Under the bill, rollovers from FSAs and/or HRAs into HSAs would be allowed on a one-time basis for a limited time. The amount to be transferred could not exceed the balance in the HRA or FSA at the time of transfer or as of Sept. 21, 2006, whichever is less.
That rollover provision is aimed at employers who established HRAs, which the IRS gave the green light to in 2002, but now want to scrap those arrangements in favor of HSAs, which under a 2003 federal law became available in 2004.
While HRAs and HSAs have certain similarities, such as being linked to high-deductible health insurance plans, they have one crucial difference: While only employers can contribute to HRAs, both employers and employees can contribute to HSAs.

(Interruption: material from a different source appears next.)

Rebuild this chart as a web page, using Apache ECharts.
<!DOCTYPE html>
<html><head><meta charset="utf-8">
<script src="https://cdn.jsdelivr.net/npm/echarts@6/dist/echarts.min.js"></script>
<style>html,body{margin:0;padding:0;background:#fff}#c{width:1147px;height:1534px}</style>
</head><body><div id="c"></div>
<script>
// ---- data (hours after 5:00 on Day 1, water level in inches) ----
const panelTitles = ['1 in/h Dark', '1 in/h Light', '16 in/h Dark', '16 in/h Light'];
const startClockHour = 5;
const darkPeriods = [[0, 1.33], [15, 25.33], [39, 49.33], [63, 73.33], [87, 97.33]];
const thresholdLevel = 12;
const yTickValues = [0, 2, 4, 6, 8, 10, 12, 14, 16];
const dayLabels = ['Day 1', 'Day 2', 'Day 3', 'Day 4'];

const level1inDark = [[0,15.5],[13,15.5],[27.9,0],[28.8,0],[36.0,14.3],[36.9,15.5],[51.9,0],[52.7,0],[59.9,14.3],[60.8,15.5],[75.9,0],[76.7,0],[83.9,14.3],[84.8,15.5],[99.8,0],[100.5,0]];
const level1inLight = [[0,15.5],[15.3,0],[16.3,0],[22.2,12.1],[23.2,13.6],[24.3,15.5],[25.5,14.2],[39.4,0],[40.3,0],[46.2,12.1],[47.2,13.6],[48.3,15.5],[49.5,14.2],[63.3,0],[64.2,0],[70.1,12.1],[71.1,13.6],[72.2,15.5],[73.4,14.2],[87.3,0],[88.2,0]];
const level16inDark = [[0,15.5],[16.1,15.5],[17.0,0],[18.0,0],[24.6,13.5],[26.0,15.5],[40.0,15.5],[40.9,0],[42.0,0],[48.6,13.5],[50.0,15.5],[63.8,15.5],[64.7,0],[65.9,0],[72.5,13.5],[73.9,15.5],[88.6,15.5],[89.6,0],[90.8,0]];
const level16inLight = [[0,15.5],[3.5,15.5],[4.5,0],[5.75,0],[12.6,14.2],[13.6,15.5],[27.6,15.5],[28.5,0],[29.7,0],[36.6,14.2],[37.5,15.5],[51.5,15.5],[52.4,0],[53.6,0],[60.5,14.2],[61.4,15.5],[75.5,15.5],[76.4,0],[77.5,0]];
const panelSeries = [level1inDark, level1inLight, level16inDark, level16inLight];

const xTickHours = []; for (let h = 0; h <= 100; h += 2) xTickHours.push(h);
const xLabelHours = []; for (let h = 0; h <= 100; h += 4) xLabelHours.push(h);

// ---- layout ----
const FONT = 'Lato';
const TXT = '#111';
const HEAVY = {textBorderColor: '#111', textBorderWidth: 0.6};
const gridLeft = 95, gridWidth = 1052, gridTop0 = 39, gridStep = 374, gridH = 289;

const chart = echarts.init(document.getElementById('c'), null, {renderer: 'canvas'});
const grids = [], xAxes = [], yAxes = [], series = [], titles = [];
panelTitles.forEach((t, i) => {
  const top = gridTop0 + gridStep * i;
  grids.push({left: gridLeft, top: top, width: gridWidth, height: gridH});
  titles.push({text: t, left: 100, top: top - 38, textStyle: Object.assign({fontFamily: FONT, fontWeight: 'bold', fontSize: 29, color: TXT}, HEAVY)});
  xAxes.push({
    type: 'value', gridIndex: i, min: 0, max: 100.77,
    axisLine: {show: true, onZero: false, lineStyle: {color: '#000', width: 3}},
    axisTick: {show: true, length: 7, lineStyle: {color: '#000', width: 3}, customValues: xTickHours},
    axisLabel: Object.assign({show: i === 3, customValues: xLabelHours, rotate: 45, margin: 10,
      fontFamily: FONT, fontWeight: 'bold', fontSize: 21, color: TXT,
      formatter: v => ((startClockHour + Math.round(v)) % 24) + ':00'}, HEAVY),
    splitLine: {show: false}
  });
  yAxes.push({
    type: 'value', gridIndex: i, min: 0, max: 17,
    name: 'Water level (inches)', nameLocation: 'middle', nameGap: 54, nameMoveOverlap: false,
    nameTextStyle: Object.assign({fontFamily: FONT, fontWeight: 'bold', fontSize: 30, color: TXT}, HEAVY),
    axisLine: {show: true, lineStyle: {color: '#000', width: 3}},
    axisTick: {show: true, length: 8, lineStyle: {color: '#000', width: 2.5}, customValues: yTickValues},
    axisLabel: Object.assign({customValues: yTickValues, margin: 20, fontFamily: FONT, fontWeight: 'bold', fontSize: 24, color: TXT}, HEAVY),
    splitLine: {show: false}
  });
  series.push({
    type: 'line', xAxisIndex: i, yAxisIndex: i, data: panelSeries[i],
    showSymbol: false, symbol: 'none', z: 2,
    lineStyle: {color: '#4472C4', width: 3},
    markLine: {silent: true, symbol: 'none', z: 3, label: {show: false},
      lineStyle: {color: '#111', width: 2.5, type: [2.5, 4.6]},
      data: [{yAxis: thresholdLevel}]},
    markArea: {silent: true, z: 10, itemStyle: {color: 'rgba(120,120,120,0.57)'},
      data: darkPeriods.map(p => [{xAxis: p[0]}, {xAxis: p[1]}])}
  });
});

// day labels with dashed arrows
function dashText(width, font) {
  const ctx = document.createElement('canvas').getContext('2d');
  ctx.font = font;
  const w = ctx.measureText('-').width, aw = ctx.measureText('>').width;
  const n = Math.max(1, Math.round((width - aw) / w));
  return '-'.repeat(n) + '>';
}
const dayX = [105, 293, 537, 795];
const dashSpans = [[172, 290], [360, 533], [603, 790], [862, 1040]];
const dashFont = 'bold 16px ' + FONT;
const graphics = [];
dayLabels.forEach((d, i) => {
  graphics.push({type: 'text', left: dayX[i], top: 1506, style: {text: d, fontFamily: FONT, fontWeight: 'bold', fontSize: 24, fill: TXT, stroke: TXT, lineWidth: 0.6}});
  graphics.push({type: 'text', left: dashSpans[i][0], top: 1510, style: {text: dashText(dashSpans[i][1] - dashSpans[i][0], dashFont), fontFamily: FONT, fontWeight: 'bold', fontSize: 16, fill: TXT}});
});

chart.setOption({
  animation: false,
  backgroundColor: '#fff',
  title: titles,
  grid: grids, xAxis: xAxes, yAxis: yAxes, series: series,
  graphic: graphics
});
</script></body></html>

Since employees are helping to fund HSAs, a growing number of employers believe they will give employees a greater financial incentive to use health care services more carefully than HRAs since they are putting their own money into the arrangements.
As far as recent employer adoption, HSAs now seem to have more momentum than HRAs, said Hewitt's Mr. Munn.

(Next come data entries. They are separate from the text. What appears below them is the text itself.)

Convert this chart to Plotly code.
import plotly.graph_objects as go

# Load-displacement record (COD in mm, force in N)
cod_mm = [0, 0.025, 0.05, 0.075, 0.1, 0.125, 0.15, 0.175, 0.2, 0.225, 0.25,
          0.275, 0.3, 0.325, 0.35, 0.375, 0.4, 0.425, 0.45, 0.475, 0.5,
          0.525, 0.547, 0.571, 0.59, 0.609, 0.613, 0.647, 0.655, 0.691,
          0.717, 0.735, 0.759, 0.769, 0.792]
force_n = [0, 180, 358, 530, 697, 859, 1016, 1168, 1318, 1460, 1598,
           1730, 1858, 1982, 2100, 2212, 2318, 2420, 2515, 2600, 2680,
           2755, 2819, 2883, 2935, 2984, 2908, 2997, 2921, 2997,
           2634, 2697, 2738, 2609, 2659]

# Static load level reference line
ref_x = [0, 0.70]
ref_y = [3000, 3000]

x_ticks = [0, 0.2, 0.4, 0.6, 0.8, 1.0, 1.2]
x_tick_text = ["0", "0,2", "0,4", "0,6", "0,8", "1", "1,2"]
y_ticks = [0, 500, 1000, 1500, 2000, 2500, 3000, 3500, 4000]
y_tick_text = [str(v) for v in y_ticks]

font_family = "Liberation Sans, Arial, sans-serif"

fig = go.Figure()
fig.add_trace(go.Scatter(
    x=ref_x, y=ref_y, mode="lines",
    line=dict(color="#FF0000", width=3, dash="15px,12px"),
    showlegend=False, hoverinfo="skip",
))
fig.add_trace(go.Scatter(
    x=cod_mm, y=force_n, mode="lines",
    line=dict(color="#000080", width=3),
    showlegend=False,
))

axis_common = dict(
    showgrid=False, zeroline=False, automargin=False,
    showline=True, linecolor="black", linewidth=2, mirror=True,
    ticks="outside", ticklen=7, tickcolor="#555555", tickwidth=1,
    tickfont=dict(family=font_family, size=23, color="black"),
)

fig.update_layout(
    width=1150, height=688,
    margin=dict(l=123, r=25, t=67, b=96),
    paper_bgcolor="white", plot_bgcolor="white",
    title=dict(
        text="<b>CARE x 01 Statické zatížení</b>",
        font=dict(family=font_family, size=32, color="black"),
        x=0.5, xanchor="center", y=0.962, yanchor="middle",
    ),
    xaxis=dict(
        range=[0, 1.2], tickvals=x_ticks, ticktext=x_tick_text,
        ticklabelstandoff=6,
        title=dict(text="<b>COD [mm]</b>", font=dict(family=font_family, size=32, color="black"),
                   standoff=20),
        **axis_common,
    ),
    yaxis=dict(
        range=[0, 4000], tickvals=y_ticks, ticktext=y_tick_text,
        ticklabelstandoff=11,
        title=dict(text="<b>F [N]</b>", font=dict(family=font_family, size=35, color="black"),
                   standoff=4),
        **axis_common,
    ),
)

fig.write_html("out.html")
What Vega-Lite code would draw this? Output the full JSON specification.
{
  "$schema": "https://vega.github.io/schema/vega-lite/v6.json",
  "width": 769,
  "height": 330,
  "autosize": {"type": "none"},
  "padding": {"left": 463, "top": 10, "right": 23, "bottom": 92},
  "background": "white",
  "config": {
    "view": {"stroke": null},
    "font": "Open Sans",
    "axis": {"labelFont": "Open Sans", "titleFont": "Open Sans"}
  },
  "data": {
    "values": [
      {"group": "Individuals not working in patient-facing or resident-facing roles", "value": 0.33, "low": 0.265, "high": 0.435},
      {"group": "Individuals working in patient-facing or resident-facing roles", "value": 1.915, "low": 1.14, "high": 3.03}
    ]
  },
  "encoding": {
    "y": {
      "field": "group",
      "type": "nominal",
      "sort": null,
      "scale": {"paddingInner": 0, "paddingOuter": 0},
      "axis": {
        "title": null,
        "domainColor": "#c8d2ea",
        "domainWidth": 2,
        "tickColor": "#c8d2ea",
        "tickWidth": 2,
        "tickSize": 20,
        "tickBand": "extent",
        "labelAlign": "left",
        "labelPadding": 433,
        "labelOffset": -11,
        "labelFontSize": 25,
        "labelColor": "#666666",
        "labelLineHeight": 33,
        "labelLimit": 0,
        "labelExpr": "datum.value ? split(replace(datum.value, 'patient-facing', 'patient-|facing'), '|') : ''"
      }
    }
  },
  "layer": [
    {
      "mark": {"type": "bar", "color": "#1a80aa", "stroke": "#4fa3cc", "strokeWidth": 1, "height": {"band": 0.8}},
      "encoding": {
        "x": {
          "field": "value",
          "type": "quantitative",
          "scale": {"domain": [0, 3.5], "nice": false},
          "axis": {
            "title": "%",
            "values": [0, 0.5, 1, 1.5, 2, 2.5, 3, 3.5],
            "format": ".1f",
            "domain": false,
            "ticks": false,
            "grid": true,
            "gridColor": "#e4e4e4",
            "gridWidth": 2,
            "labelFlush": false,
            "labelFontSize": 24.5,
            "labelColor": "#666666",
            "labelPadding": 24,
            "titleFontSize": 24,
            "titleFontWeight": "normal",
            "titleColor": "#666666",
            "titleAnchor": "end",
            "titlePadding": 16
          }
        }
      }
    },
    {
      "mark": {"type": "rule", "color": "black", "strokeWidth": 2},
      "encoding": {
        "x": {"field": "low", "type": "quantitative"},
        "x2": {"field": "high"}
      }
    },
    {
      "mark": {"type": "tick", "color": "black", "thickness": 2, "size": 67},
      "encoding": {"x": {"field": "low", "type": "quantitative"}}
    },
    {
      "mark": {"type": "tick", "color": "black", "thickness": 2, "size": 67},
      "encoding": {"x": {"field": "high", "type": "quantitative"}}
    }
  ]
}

But employers with HRAs that want to make the switch to HSAs have been stymied by one basic problem: They have no simple way of rolling over the balances they have accumulated in the HRAs to employees' HSAs, a problem that the Cantor-Ryan bill would end by permitting direct rollovers.
That limitation is such a concern that HSA sales dry up during the later part of the year, Mr. Munn said.
The Cantor-Ryan bill would ease that concern by allowing the maximum HSA contribution--regardless of when during the year an employee became eligible for coverage.
Since employees will have more time to spend FSA balances, adoption of the grace period reduces the likelihood that employees will have to forfeit FSA balances remaining at the end of the year under the IRS' use it or lose it rule.
The problem for HSA enrollees is another IRS rule that says HSA contributions can't be made during the FSA grace period, even if the FSA account balance was exhausted at the end of the prior year.
The bill would end that problem by permitting HSA contributions during the grace period if there was a zero FSA balance at the end of the prior year or if the FSA balance--as of the end of the plan year--was transferred to the HSA.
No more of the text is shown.